The same recipe works for continuous variables, where it gives the conditional density f(x given y) = f(x, y) / f_Y(y) — the joint density along the slice y, divided by the marginal value at that y so the slice integrates to 1. Conditioning is the engine of prediction: knowing Y reshapes what you expect of X, and the average of that reshaped distribution is the conditional expectation E[X given Y], a tool you will lean on heavily when this rung reaches the law of total expectation and the variance of a sum.

How the three views fit together

It pays to see the joint, the marginal, and the conditional as three views of one object rather than three separate ideas. The joint p(x, y) is the master table. A marginal *flattens* it (sum out a variable). A conditional *slices* it (fix one variable, rescale). And they are tied together by the relation joint = conditional × marginal: p(x, y) = P(X = x given Y = y) · P(Y = y). That single identity is just the multiplication rule for probabilities wearing new clothes, and it lets you build a joint distribution out of "the distribution of Y, then the distribution of X given Y" — the natural way to model a chain of cause and effect.

This also previews the headline of the next guide. Sometimes knowing Y tells you nothing new about X — every slice of the table has the same *shape* as the marginal. In that special case the conditional equals the marginal, P(X = x given Y = y) = P(X = x), and the joint factors cleanly as p(x, y) = P(X = x) · P(Y = y). That is exactly independence of random variables, the subject of guide 2. Our coin example is *not* independent: given Y = 0, X must be 0, so learning Y did change what we knew about X. Independence is the rare, clean case where the slices never change shape.

Honest fine print and the road ahead

Two cautions worth carrying forward.

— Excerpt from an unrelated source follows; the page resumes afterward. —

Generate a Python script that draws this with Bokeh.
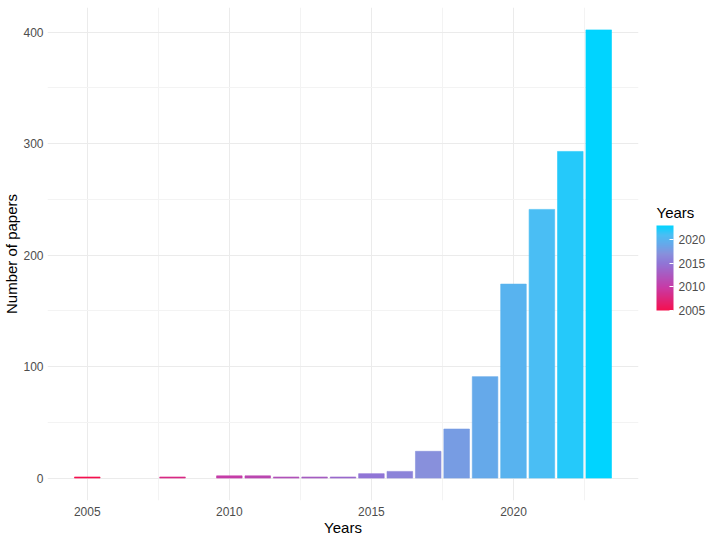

First, the continuous warning from the previous rung still bites here, doubled: a joint density f(x, y) is not a probability and can exceed 1; probability is *volume* under the surface over a region, not the height at a point, and any single exact point (x, y) has probability zero. Second, conditioning on Y = y when Y is continuous is delicate, since P(Y = y) = 0 and you cannot literally divide by it — the conditional density is the well-defined limit that repairs this, but it is a genuine subtlety, not an obvious move. Both points are the same old lesson: in the continuous world, probability lives in areas and volumes, never at points.

With the joint, marginal, and conditional firmly in hand, the rest of the rung becomes a tour of questions you ask of one master table. Guide 2 asks when the table *factors* — independence. Guides 3 and 4 ask how to *measure* the dependence with one number, through covariance and the correlation coefficient, and warn that a zero there does not prove independence. Guide 5 uses conditioning to compute the variance of a sum and to state the law of total expectation and variance. Every one of them lives inside the picture you just built: the joint distribution, read by flattening or by slicing.